A May Pew Research Center survey found that while the rest of the Democratic Party has undergone a dramatic shift on identity, a majority of Black Democrats still believe gender is determined by sex at birth. Forty-four percent of Hispanic Democrats agreed with that sentiment.
In our conversations, Jones, the Black state senator I interviewed, was defiant, calling Wednesday’s rally “a notice” served not just to Republicans in Florida but Republicans nationally. “The fight that you are looking for is not the fight that you want,” he said of Republicans. “While you think it’s 1963, it’s 2023.”
But what if this is precisely the fight DeSantis wants? The outrage it has generated may only fuel his ascension in a conservative climate where anti-Black has been redefined as pro-equality, anti-gay as pro-family and anti-immigrant as pro-American.
Trump tried this strategy of division in the last election, with uneven success, and he lost in the effort.
But could a tweaking of the message and a change of the messenger have even greater effect? Could the Florida experiment be nationalized? Could DeSantis push this strategy to levels that Trump couldn’t, altering the political landscape and ushering in a dystopian era for issues of diversity?
Brandon Wolf, who was catapulted into activism in Florida after surviving the Orlando Pulse nightclub massacre in 2016, told me that effective coalitions are emerging to oppose DeSantis, but he acknowledged how formidable an opponent the governor is: “DeSantis’s strategy tries to pull us apart,” he said. It fuels a “narrative that we’re not all on the same page.

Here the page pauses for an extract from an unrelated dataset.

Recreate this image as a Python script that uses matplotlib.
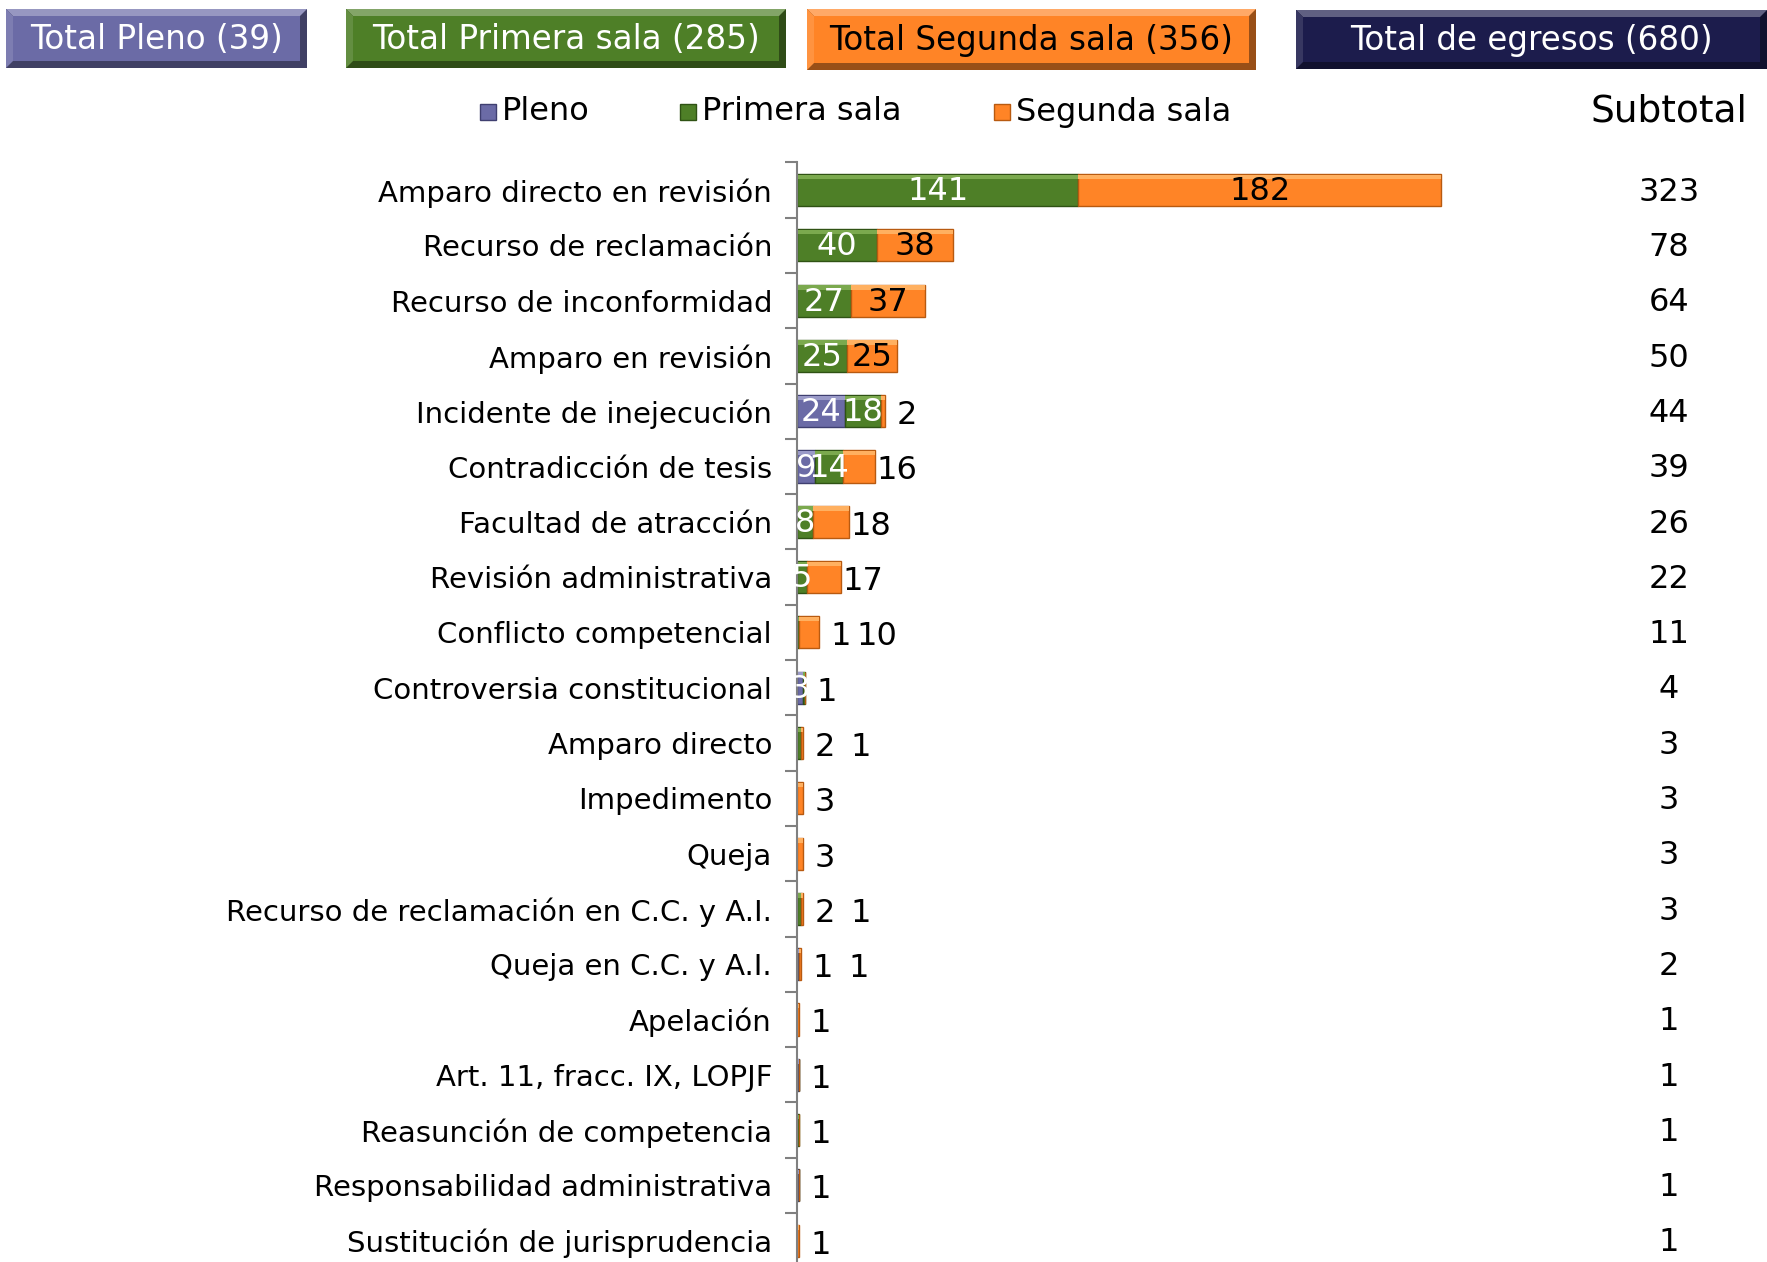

They know that if they were able to unlock that vision of what the country, the world, could look like if we all stood in solidarity with one another, then they would lose.”
If these groups don’t unite to fight back soon, they could all lose in the end. For instance, as Pérez explained when talking about Cuban conservatives, the current policies being used to limit the teaching of Black history are broad enough that they could eliminate the course he created at F.I.U.: the history of Cuban Americans. And other states are already beginning to imitate or compete with what DeSantis is doing in Florida.
We would do well to learn this lesson nationally. The attack is broad: sexist, racist, xenophobic and homophobic. The only way to fight it is together.
I have always thought of DeSantis as a bit of a dullard, blinded by ambition. But Frank M. Reid III, bishop of the 11th Episcopal District of the African Methodist Episcopal Church in Jacksonville, Fla., warns against such simplistic assessments:
“He went to Yale. He went to Harvard. He is not a quote, unquote, ‘redneck Republican.’ But he has recognized that this is his way to power, which makes him dangerous. And he wields that power fearlessly. He has a wicked wisdom.”